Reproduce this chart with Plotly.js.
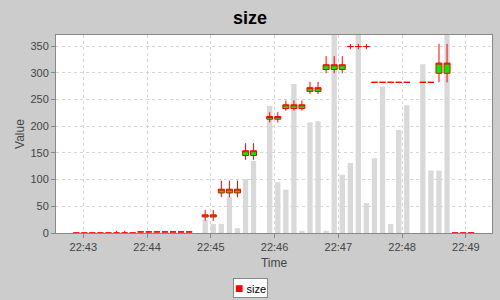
<!DOCTYPE html>
<html>
<head>
<meta charset="utf-8">
<script src="https://cdn.plot.ly/plotly-3.0.1.min.js"></script>
<style>html,body{margin:0;padding:0;background:#cccccc;}#chart{width:500px;height:300px;}</style>
</head>
<body>
<div id="chart"></div>
<script>
const times = [
  "2024-01-01 22:42:53.4","2024-01-01 22:43:01.0","2024-01-01 22:43:08.5","2024-01-01 22:43:16.1",
  "2024-01-01 22:43:23.7","2024-01-01 22:43:31.3","2024-01-01 22:43:38.9","2024-01-01 22:43:46.5",
  "2024-01-01 22:43:54.0","2024-01-01 22:44:01.6","2024-01-01 22:44:09.2","2024-01-01 22:44:16.8",
  "2024-01-01 22:44:24.4","2024-01-01 22:44:32.0","2024-01-01 22:44:39.6",
  "2024-01-01 22:44:54.7","2024-01-01 22:45:02.3","2024-01-01 22:45:09.9","2024-01-01 22:45:17.5",
  "2024-01-01 22:45:25.1","2024-01-01 22:45:32.7","2024-01-01 22:45:40.2",
  "2024-01-01 22:45:55.4","2024-01-01 22:46:03.0","2024-01-01 22:46:10.6","2024-01-01 22:46:18.2",
  "2024-01-01 22:46:25.7","2024-01-01 22:46:33.3","2024-01-01 22:46:40.9","2024-01-01 22:46:48.5",
  "2024-01-01 22:46:56.1","2024-01-01 22:47:03.7","2024-01-01 22:47:11.3","2024-01-01 22:47:18.8",
  "2024-01-01 22:47:26.4","2024-01-01 22:47:34.0","2024-01-01 22:47:41.6","2024-01-01 22:47:49.2",
  "2024-01-01 22:47:56.8","2024-01-01 22:48:04.4",
  "2024-01-01 22:48:19.5","2024-01-01 22:48:27.1","2024-01-01 22:48:34.7","2024-01-01 22:48:42.3",
  "2024-01-01 22:48:49.9","2024-01-01 22:48:57.4","2024-01-01 22:49:05.0"
];
const opens = [
  0,0,0,0,0,0,0,0,
  2,2,2,2,2,2,2,
  30,30, 75,75,75, 145,145,
  213,213, 233,233,233, 265,265, 306,306,306, 349,349,349, 282,282,282,282,282,
  282,282, 299,299, 0,0,0
];
const highs = [
  0,0,0,0,0,4,4,0,
  2,2,2,2,2,2,2,
  43,43, 98,98,98, 168,168,
  226,226, 248,248,248, 283,283, 331,331,331, 354,354,354, 282,282,282,282,282,
  282,282, 354,354, 0,0,0
];
const lows = [
  0,0,0,0,0,0,0,0,
  2,2,2,2,2,2,2,
  23,23, 67,67,67, 137,137,
  207,207, 229,229,229, 260,260, 299,299,299, 344,344,344, 282,282,282,282,282,
  282,282, 282,282, 0,0,0
];
const closes = [
  0,0,0,0,0,0,0,0,
  2,2,2,2,2,2,2,
  34,34, 82,82,82, 154,154,
  218,218, 240,240,240, 272,272, 315,315,315, 349,349,349, 282,282,282,282,282,
  282,282, 318,318, 0,0,0
];
const volumes = [
  0,0,0,0,0,0,0,0,
  0,0,0,0,0,0,0,
  25,17, 17,68,9, 101,135,
  238,95, 81,279,4, 207,209, 4,375,109, 131,375,56, 140,274,17,193,239,
  316,117, 117,375, 0,0,0
];
const yTicks = [0,50,100,150,200,250,300,350];
const seriesName = 'size';

const traces = [
  {
    type: 'bar', x: times, y: volumes, width: 5000,
    marker: {color: '#d9d9d9'}, showlegend: false, hoverinfo: 'skip'
  },
  {
    type: 'candlestick', x: times, open: opens, high: highs, low: lows, close: closes,
    name: seriesName,
    increasing: {line: {color: '#ff0000', width: 1}, fillcolor: '#00ee00'},
    decreasing: {line: {color: '#ff0000', width: 1}, fillcolor: '#ff0000'},
    whiskerwidth: 0, showlegend: false, hoverinfo: 'skip'
  }
];

const fam = 'Liberation Sans, Arial, sans-serif';
const axisFont = {family: fam, size: 11, color: '#444444'};
const layout = {
  width: 500, height: 300,
  margin: {l: 56, r: 8, t: 35, b: 67},
  paper_bgcolor: '#cccccc', plot_bgcolor: '#ffffff',
  font: {family: fam},
  boxgap: 0.25, boxgroupgap: 0,
  title: {
    text: 'size', x: 0.5, xanchor: 'center', y: 0.94, yanchor: 'middle',
    font: {family: fam, size: 18, color: '#000000', weight: 'bold'}
  },
  xaxis: {
    type: 'date',
    range: ['2024-01-01 22:42:34.3', '2024-01-01 22:49:24.6'],
    tick0: '2024-01-01 22:43:00', dtick: 60000, tickformat: '%H:%M',
    ticks: 'outside', ticklen: 4, tickcolor: '#888888',
    showgrid: true, gridcolor: '#d6d6d6', griddash: '3px,3px',
    showline: true, linecolor: '#888888', mirror: true, zeroline: false,
    tickfont: axisFont,
    title: {text: 'Time', font: {family: fam, size: 12, color: '#444444'}, standoff: 6},
    rangeslider: {visible: false}, fixedrange: true, automargin: false
  },
  yaxis: {
    range: [0, 370.6], tickvals: yTicks,
    ticks: 'outside', ticklen: 4, tickcolor: '#888888',
    showgrid: true, gridcolor: '#d6d6d6', griddash: '3px,3px',
    showline: true, linecolor: '#888888', mirror: true, zeroline: false,
    tickfont: axisFont,
    title: {text: 'Value', font: {family: fam, size: 12, color: '#444444'}, standoff: 3},
    fixedrange: true, automargin: false
  },
  showlegend: false,
  annotations: [{
    xref: 'paper', yref: 'paper', x: 0.445, y: -0.279, xanchor: 'center', yanchor: 'middle',
    showarrow: false,
    text: '<span style="color:#ff0000;font-size:14px">■</span> ' + seriesName,
    font: {family: fam, size: 11, color: '#000000'},
    bgcolor: '#ffffff', bordercolor: '#888888', borderwidth: 1, borderpad: 1
  }]
};

Plotly.newPlot('chart', traces, layout, {displayModeBar: false, staticPlot: true});
</script>
</body>
</html>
····················
### Written exercise
Count how many lines above carry the word "chart". Only the number is required.

### Correct result
4